» Task details:
Read the listing and extract each line that includes the word "with".

» Records:
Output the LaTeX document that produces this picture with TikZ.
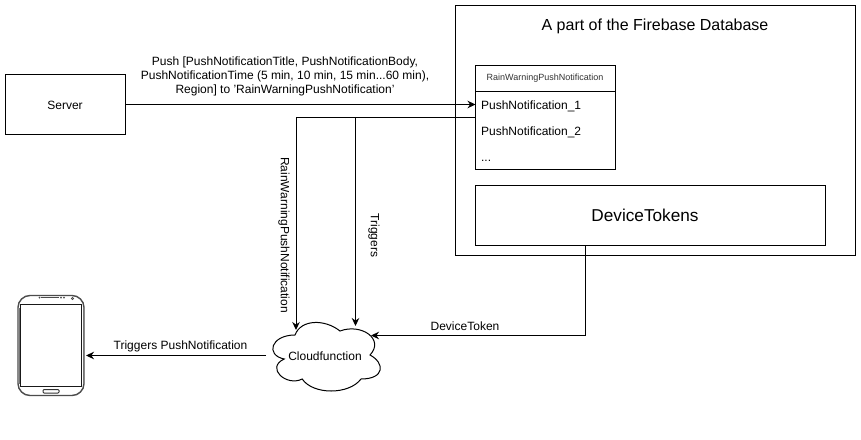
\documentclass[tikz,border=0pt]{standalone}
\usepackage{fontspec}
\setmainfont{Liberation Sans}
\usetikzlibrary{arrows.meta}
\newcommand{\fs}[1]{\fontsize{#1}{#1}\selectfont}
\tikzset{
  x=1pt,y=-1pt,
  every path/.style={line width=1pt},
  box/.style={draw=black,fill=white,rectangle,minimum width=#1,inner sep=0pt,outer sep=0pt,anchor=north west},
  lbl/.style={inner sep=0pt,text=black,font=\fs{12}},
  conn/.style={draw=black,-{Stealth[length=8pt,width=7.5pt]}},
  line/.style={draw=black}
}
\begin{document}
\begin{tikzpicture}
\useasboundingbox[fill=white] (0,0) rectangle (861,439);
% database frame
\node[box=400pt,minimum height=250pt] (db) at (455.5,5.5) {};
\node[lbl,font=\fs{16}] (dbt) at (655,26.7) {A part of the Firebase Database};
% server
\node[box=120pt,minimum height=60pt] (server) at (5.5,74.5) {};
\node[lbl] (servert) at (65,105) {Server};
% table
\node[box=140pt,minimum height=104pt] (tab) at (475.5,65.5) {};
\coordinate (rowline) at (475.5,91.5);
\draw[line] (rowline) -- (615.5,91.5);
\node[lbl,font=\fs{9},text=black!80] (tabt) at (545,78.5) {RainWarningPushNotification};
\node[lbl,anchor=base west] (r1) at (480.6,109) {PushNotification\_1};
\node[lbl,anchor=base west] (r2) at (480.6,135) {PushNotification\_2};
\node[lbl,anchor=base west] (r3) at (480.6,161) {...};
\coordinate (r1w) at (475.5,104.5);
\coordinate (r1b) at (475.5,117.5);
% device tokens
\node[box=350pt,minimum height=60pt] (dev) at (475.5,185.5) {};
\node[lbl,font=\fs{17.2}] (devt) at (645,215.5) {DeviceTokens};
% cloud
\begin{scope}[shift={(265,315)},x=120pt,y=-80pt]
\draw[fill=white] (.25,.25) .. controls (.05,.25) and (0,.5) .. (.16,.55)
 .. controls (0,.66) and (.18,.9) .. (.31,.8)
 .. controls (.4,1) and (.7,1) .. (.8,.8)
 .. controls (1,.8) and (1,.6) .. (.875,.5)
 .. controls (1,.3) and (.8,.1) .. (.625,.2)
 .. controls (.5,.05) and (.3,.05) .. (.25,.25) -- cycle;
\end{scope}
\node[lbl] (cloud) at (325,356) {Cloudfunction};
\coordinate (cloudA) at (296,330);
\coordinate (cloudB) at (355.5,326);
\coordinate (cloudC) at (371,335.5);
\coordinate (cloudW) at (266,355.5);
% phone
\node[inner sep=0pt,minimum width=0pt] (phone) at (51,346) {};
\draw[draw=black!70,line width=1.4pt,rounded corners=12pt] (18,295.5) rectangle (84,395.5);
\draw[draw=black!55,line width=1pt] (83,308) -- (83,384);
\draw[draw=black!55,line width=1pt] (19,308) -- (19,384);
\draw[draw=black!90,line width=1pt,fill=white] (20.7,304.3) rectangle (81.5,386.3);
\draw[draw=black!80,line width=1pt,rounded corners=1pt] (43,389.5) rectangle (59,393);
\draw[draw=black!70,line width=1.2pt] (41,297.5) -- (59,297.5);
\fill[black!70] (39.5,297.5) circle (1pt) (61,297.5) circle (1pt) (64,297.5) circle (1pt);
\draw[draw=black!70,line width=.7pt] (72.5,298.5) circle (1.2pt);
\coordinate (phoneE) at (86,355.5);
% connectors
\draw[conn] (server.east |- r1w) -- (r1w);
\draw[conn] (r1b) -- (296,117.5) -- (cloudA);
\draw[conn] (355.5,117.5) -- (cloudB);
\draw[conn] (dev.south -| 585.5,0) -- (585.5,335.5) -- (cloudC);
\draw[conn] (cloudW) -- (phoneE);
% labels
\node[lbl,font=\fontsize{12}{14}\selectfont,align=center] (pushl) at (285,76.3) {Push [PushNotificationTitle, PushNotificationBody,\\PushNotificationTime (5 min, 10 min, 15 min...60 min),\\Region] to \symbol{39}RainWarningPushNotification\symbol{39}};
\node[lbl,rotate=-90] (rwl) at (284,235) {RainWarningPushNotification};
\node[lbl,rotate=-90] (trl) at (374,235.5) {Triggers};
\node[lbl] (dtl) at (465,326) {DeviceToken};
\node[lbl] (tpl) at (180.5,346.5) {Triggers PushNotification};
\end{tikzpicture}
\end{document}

* * *

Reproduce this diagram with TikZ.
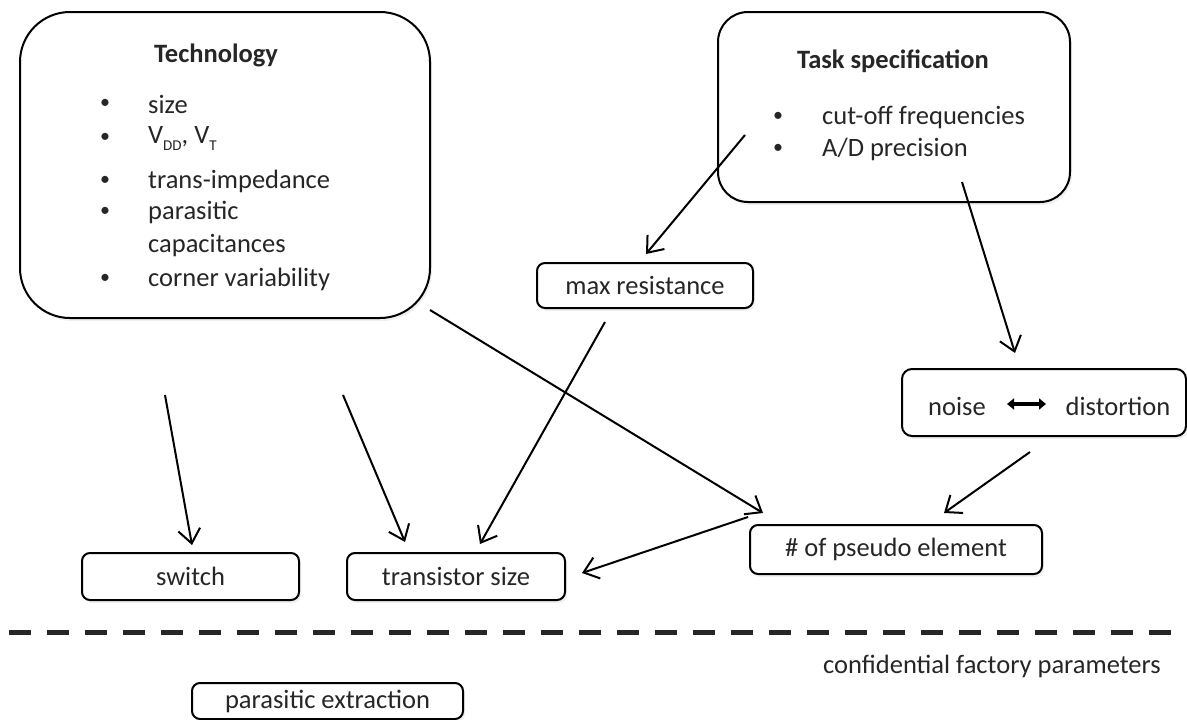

» Output of the exercise:
Output the LaTeX document that produces this picture with TikZ.
Reproduce this diagram with TikZ.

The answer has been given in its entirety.